1717 | London

A King’s Pleasure

On the first performance of Handel’s “Water Music.”

On Wednesday evening at about eight, the king took water at Whitehall in an open barge and went up the river toward Chelsea.

Many other barges with persons of quality attended, and so great a number of boats that the whole river in a manner was cover’d; a city company’s barge was employ’d for the musick, wherein were fifty instruments of all sorts, who play’d all the way from Lambeth (while the barges drove with the tide without rowing, as far as Chelsea) the finest symphonies compos’d express for this occasion by Mr. Handel, which His Majesty liked so well that he caus’d it to be played over three times in going and returning. At eleven His Majesty went ashore at Chelsea, where a supper was prepar’d, and then there was another very fine consort of musick, which lasted till two, after which His Majesty came again into his barge and return’d the same way, the musick continuing to play till he landed.

About This Text

An article in the Daily Courant.
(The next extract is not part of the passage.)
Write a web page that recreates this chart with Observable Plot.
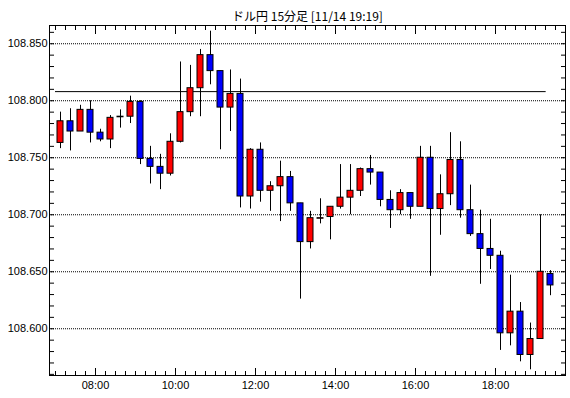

This newspaper account of the first performance of George Frideric Handel’s Water Music, performed for George I of Great Britain, was published two days after the festivities. “The Water Music commission was surely not ‘composed express for the occasion,’ as the Daily Courant would have us believe,” wrote British conductor Christopher Hogwood. “It would have been very unlike Handel to have resisted all recycling.” In 1977 Walt Disney World’s nightly Electrical Water Pageant began featuring selections from Water Music arranged for synthesizer.